──────── Dataset excerpt ────────

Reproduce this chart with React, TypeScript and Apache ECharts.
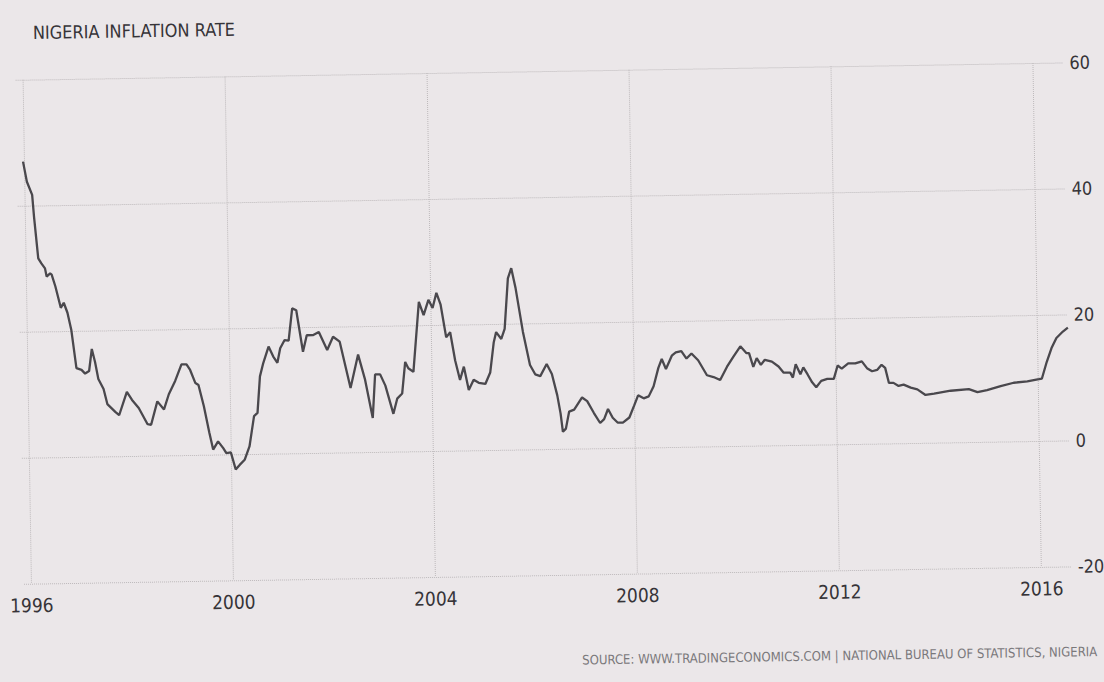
import React, { useEffect, useRef } from "react";
import * as echarts from "echarts";

// decimal year of each reading
const years = [
  1995.97, 1996.04, 1996.14, 1996.17, 1996.24, 1996.30, 1996.37, 1996.40, 1996.47, 1996.50,
  1996.57, 1996.67, 1996.73, 1996.80, 1996.87, 1996.96, 1997.06, 1997.13, 1997.21, 1997.27,
  1997.33, 1997.39, 1997.49, 1997.56, 1997.72, 1997.79, 1997.95, 1998.05, 1998.18, 1998.35,
  1998.42, 1998.55, 1998.68, 1998.78, 1998.91, 1999.04, 1999.14, 1999.21, 1999.31, 1999.37,
  1999.47, 1999.57, 1999.64, 1999.74, 1999.84, 1999.90, 1999.99, 2000.08, 2000.16, 2000.26,
  2000.36, 2000.46, 2000.53, 2000.59, 2000.66, 2000.77, 2000.86, 2000.94, 2001.00, 2001.09,
  2001.17, 2001.25, 2001.33, 2001.45, 2001.53, 2001.65, 2001.77, 2001.93, 2002.05, 2002.18,
  2002.38, 2002.54, 2002.67, 2002.81, 2002.87, 2002.97, 2003.07, 2003.22, 2003.30, 2003.40,
  2003.47, 2003.53, 2003.63, 2003.76, 2003.85, 2003.95, 2004.03, 2004.11, 2004.19, 2004.29,
  2004.37, 2004.46, 2004.55, 2004.63, 2004.72, 2004.82, 2004.92, 2005.05, 2005.15, 2005.23,
  2005.28, 2005.38, 2005.45, 2005.53, 2005.60, 2005.68, 2005.81, 2005.94, 2006.04, 2006.14,
  2006.27, 2006.37, 2006.47, 2006.53, 2006.57, 2006.63, 2006.70, 2006.80, 2006.96, 2007.06,
  2007.19, 2007.31, 2007.39, 2007.47, 2007.56, 2007.66, 2007.76, 2007.89, 2007.99, 2008.07,
  2008.18, 2008.28, 2008.38, 2008.48, 2008.55, 2008.63, 2008.75, 2008.83, 2008.94, 2009.04,
  2009.14, 2009.27, 2009.44, 2009.57, 2009.70, 2009.84, 2009.97, 2010.11, 2010.23, 2010.28,
  2010.36, 2010.43, 2010.51, 2010.59, 2010.73, 2010.86, 2010.96, 2011.09, 2011.14, 2011.20,
  2011.29, 2011.35, 2011.43, 2011.52, 2011.60, 2011.70, 2011.82, 2011.95, 2012.03, 2012.11,
  2012.24, 2012.38, 2012.51, 2012.61, 2012.71, 2012.81, 2012.90, 2012.97, 2013.04, 2013.13,
  2013.23, 2013.33, 2013.47, 2013.60, 2013.76, 2013.93, 2014.26, 2014.62, 2014.79, 2014.98,
  2015.25, 2015.51, 2015.78, 2016.01, 2016.07, 2016.17, 2016.27, 2016.37, 2016.50, 2016.60,
];

// inflation rate, percent
const inflation = [
  47.0, 43.8, 41.7, 38.2, 31.6, 30.8, 30.0, 28.7, 29.2, 29.0,
  27.1, 23.7, 24.5, 22.9, 20.2, 14.1, 13.8, 13.2, 13.6, 17.1,
  15.0, 12.3, 10.7, 8.3, 7.0, 6.5, 10.2, 8.9, 7.6, 5.0,
  4.9, 8.6, 7.3, 9.7, 11.8, 14.4, 14.4, 13.5, 11.4, 11.1,
  7.7, 3.5, 0.8, 2.1, 1.0, 0.2, 0.3, -2.4, -1.7, -0.9,
  1.2, 6.0, 6.5, 12.3, 14.4, 17.0, 15.4, 14.4, 16.7, 18.0,
  17.9, 23.0, 22.7, 16.1, 18.7, 18.7, 19.2, 16.3, 18.4, 17.6,
  10.2, 15.5, 11.5, 5.4, 12.3, 12.3, 10.5, 6.0, 8.4, 9.2,
  14.2, 13.2, 12.6, 23.7, 21.6, 24.0, 22.7, 25.1, 23.2, 18.0,
  18.8, 14.3, 11.2, 13.3, 9.6, 11.2, 10.7, 10.5, 12.3, 17.1,
  18.7, 17.6, 19.2, 27.2, 28.8, 25.6, 18.7, 13.4, 11.9, 11.6,
  13.5, 11.9, 8.5, 5.6, 2.7, 3.2, 5.9, 6.2, 8.1, 7.5,
  5.6, 4.0, 4.6, 6.2, 4.8, 4.0, 4.0, 4.8, 6.7, 8.3,
  7.8, 8.1, 9.7, 12.6, 14.0, 12.4, 14.5, 15.0, 15.2, 14.0,
  14.8, 13.7, 11.3, 11.0, 10.5, 12.6, 14.2, 15.8, 14.7, 14.7,
  12.5, 13.9, 12.8, 13.6, 13.3, 12.5, 11.5, 11.5, 10.7, 12.8,
  11.2, 12.3, 11.2, 9.9, 9.1, 10.1, 10.4, 10.4, 12.5, 12.0,
  12.8, 12.8, 13.1, 12.0, 11.5, 11.7, 12.5, 12.0, 9.6, 9.6,
  9.1, 9.3, 8.8, 8.5, 7.6, 7.8, 8.2, 8.4, 7.9, 8.2,
  8.8, 9.3, 9.5, 9.8, 9.9, 12.5, 14.7, 16.3, 17.3, 17.9,
];

const xTickYears = [1996, 2000, 2004, 2008, 2012, 2016];
const yTicks = [-20, 0, 20, 40, 60];
const titleText = "NIGERIA INFLATION RATE";
const sourceText =
  "SOURCE: WWW.TRADINGECONOMICS.COM | NATIONAL BUREAU OF STATISTICS, NIGERIA";

const FONT = '"Liberation Sans Narrow", "DejaVu Sans Condensed", "DejaVu Sans", sans-serif';

export default function App() {
  const ref = useRef<HTMLDivElement>(null);

  useEffect(() => {
    if (!ref.current) return;
    const chart = echarts.init(ref.current, null, { renderer: "svg" });
    const data = years.map((y, i) => [y, inflation[i]]);
    chart.setOption({
      animation: false,
      backgroundColor: "transparent",
      title: {
        text: titleText,
        left: 38,
        top: 15,
        padding: 0,
        textStyle: { fontFamily: FONT, fontSize: 18, fontWeight: "normal", color: "#363438" },
      },
      graphic: [
        {
          type: "text",
          right: 12,
          top: 654,
          style: { text: sourceText, fontFamily: FONT, fontSize: 13, fill: "#7a787b" },
        },
      ],
      grid: { left: 20, right: 36, top: 71, bottom: 107, containLabel: false },
      xAxis: {
        type: "value",
        min: 1995.85,
        max: 2016.6,
        axisLine: { show: false },
        axisTick: { show: false, customValues: xTickYears },
        axisLabel: {
          customValues: xTickYears,
          formatter: (v: number) => String(Math.round(v)),
          fontFamily: FONT,
          fontSize: 19,
          color: "#363438",
          margin: 12,
        },
        splitLine: { show: true, lineStyle: { color: "#bdb9bb", type: "dotted", width: 1 } },
      },
      yAxis: {
        type: "value",
        position: "right",
        min: yTicks[0],
        max: yTicks[yTicks.length - 1],
        interval: 20,
        axisLine: { show: false },
        axisTick: { show: false },
        axisLabel: { fontFamily: FONT, fontSize: 18, color: "#363438", margin: 6 },
        splitLine: { show: true, lineStyle: { color: "#bdb9bb", type: "dotted", width: 1 } },
      },
      series: [
        {
          type: "line",
          data,
          showSymbol: false,
          symbol: "none",
          lineStyle: { color: "#4a484d", width: 2.3 },
          smooth: false,
        },
      ],
    });
    return () => chart.dispose();
  }, []);

  return (
    <div
      style={{
        position: "fixed",
        left: 0,
        top: 0,
        width: 1104,
        height: 682,
        background: "#ebe7e9",
        overflow: "hidden",
      }}
    >
      <div
        ref={ref}
        style={{
          width: 1104,
          height: 682,
          transform: "rotate(-0.95deg)",
          transformOrigin: "552px 341px",
        }}
      />
    </div>
  );
}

────────

Reproduce the listing exactly. Leave its pictures out.

Reproduce this chart with React, TypeScript and Apache ECharts.
import React, { useEffect, useRef } from "react";
import * as echarts from "echarts";

// decimal year of each reading
const years = [
  1995.97, 1996.04, 1996.14, 1996.17, 1996.24, 1996.30, 1996.37, 1996.40, 1996.47, 1996.50,
  1996.57, 1996.67, 1996.73, 1996.80, 1996.87, 1996.96, 1997.06, 1997.13, 1997.21, 1997.27,
  1997.33, 1997.39, 1997.49, 1997.56, 1997.72, 1997.79, 1997.95, 1998.05, 1998.18, 1998.35,
  1998.42, 1998.55, 1998.68, 1998.78, 1998.91, 1999.04, 1999.14, 1999.21, 1999.31, 1999.37,
  1999.47, 1999.57, 1999.64, 1999.74, 1999.84, 1999.90, 1999.99, 2000.08, 2000.16, 2000.26,
  2000.36, 2000.46, 2000.53, 2000.59, 2000.66, 2000.77, 2000.86, 2000.94, 2001.00, 2001.09,
  2001.17, 2001.25, 2001.33, 2001.45, 2001.53, 2001.65, 2001.77, 2001.93, 2002.05, 2002.18,
  2002.38, 2002.54, 2002.67, 2002.81, 2002.87, 2002.97, 2003.07, 2003.22, 2003.30, 2003.40,
  2003.47, 2003.53, 2003.63, 2003.76, 2003.85, 2003.95, 2004.03, 2004.11, 2004.19, 2004.29,
  2004.37, 2004.46, 2004.55, 2004.63, 2004.72, 2004.82, 2004.92, 2005.05, 2005.15, 2005.23,
  2005.28, 2005.38, 2005.45, 2005.53, 2005.60, 2005.68, 2005.81, 2005.94, 2006.04, 2006.14,
  2006.27, 2006.37, 2006.47, 2006.53, 2006.57, 2006.63, 2006.70, 2006.80, 2006.96, 2007.06,
  2007.19, 2007.31, 2007.39, 2007.47, 2007.56, 2007.66, 2007.76, 2007.89, 2007.99, 2008.07,
  2008.18, 2008.28, 2008.38, 2008.48, 2008.55, 2008.63, 2008.75, 2008.83, 2008.94, 2009.04,
  2009.14, 2009.27, 2009.44, 2009.57, 2009.70, 2009.84, 2009.97, 2010.11, 2010.23, 2010.28,
  2010.36, 2010.43, 2010.51, 2010.59, 2010.73, 2010.86, 2010.96, 2011.09, 2011.14, 2011.20,
  2011.29, 2011.35, 2011.43, 2011.52, 2011.60, 2011.70, 2011.82, 2011.95, 2012.03, 2012.11,
  2012.24, 2012.38, 2012.51, 2012.61, 2012.71, 2012.81, 2012.90, 2012.97, 2013.04, 2013.13,
  2013.23, 2013.33, 2013.47, 2013.60, 2013.76, 2013.93, 2014.26, 2014.62, 2014.79, 2014.98,
  2015.25, 2015.51, 2015.78, 2016.01, 2016.07, 2016.17, 2016.27, 2016.37, 2016.50, 2016.60,
];

// inflation rate, percent
const inflation = [
  47.0, 43.8, 41.7, 38.2, 31.6, 30.8, 30.0, 28.7, 29.2, 29.0,
  27.1, 23.7, 24.5, 22.9, 20.2, 14.1, 13.8, 13.2, 13.6, 17.1,
  15.0, 12.3, 10.7, 8.3, 7.0, 6.5, 10.2, 8.9, 7.6, 5.0,
  4.9, 8.6, 7.3, 9.7, 11.8, 14.4, 14.4, 13.5, 11.4, 11.1,
  7.7, 3.5, 0.8, 2.1, 1.0, 0.2, 0.3, -2.4, -1.7, -0.9,
  1.2, 6.0, 6.5, 12.3, 14.4, 17.0, 15.4, 14.4, 16.7, 18.0,
  17.9, 23.0, 22.7, 16.1, 18.7, 18.7, 19.2, 16.3, 18.4, 17.6,
  10.2, 15.5, 11.5, 5.4, 12.3, 12.3, 10.5, 6.0, 8.4, 9.2,
  14.2, 13.2, 12.6, 23.7, 21.6, 24.0, 22.7, 25.1, 23.2, 18.0,
  18.8, 14.3, 11.2, 13.3, 9.6, 11.2, 10.7, 10.5, 12.3, 17.1,
  18.7, 17.6, 19.2, 27.2, 28.8, 25.6, 18.7, 13.4, 11.9, 11.6,
  13.5, 11.9, 8.5, 5.6, 2.7, 3.2, 5.9, 6.2, 8.1, 7.5,
  5.6, 4.0, 4.6, 6.2, 4.8, 4.0, 4.0, 4.8, 6.7, 8.3,
  7.8, 8.1, 9.7, 12.6, 14.0, 12.4, 14.5, 15.0, 15.2, 14.0,
  14.8, 13.7, 11.3, 11.0, 10.5, 12.6, 14.2, 15.8, 14.7, 14.7,
  12.5, 13.9, 12.8, 13.6, 13.3, 12.5, 11.5, 11.5, 10.7, 12.8,
  11.2, 12.3, 11.2, 9.9, 9.1, 10.1, 10.4, 10.4, 12.5, 12.0,
  12.8, 12.8, 13.1, 12.0, 11.5, 11.7, 12.5, 12.0, 9.6, 9.6,
  9.1, 9.3, 8.8, 8.5, 7.6, 7.8, 8.2, 8.4, 7.9, 8.2,
  8.8, 9.3, 9.5, 9.8, 9.9, 12.5, 14.7, 16.3, 17.3, 17.9,
];

const xTickYears = [1996, 2000, 2004, 2008, 2012, 2016];
const yTicks = [-20, 0, 20, 40, 60];
const titleText = "NIGERIA INFLATION RATE";
const sourceText =
  "SOURCE: WWW.TRADINGECONOMICS.COM | NATIONAL BUREAU OF STATISTICS, NIGERIA";

const FONT = '"Liberation Sans Narrow", "DejaVu Sans Condensed", "DejaVu Sans", sans-serif';

export default function App() {
  const ref = useRef<HTMLDivElement>(null);

  useEffect(() => {
    if (!ref.current) return;
    const chart = echarts.init(ref.current, null, { renderer: "svg" });
    const data = years.map((y, i) => [y, inflation[i]]);
    chart.setOption({
      animation: false,
      backgroundColor: "transparent",
      title: {
        text: titleText,
        left: 38,
        top: 15,
        padding: 0,
        textStyle: { fontFamily: FONT, fontSize: 18, fontWeight: "normal", color: "#363438" },
      },
      graphic: [
        {
          type: "text",
          right: 12,
          top: 654,
          style: { text: sourceText, fontFamily: FONT, fontSize: 13, fill: "#7a787b" },
        },
      ],
      grid: { left: 20, right: 36, top: 71, bottom: 107, containLabel: false },
      xAxis: {
        type: "value",
        min: 1995.85,
        max: 2016.6,
        axisLine: { show: false },
        axisTick: { show: false, customValues: xTickYears },
        axisLabel: {
          customValues: xTickYears,
          formatter: (v: number) => String(Math.round(v)),
          fontFamily: FONT,
          fontSize: 19,
          color: "#363438",
          margin: 12,
        },
        splitLine: { show: true, lineStyle: { color: "#bdb9bb", type: "dotted", width: 1 } },
      },
      yAxis: {
        type: "value",
        position: "right",
        min: yTicks[0],
        max: yTicks[yTicks.length - 1],
        interval: 20,
        axisLine: { show: false },
        axisTick: { show: false },
        axisLabel: { fontFamily: FONT, fontSize: 18, color: "#363438", margin: 6 },
        splitLine: { show: true, lineStyle: { color: "#bdb9bb", type: "dotted", width: 1 } },
      },
      series: [
        {
          type: "line",
          data,
          showSymbol: false,
          symbol: "none",
          lineStyle: { color: "#4a484d", width: 2.3 },
          smooth: false,
        },
      ],
    });
    return () => chart.dispose();
  }, []);

  return (
    <div
      style={{
        position: "fixed",
        left: 0,
        top: 0,
        width: 1104,
        height: 682,
        background: "#ebe7e9",
        overflow: "hidden",
      }}
    >
      <div
        ref={ref}
        style={{
          width: 1104,
          height: 682,
          transform: "rotate(-0.95deg)",
          transformOrigin: "552px 341px",
        }}
      />
    </div>
  );
}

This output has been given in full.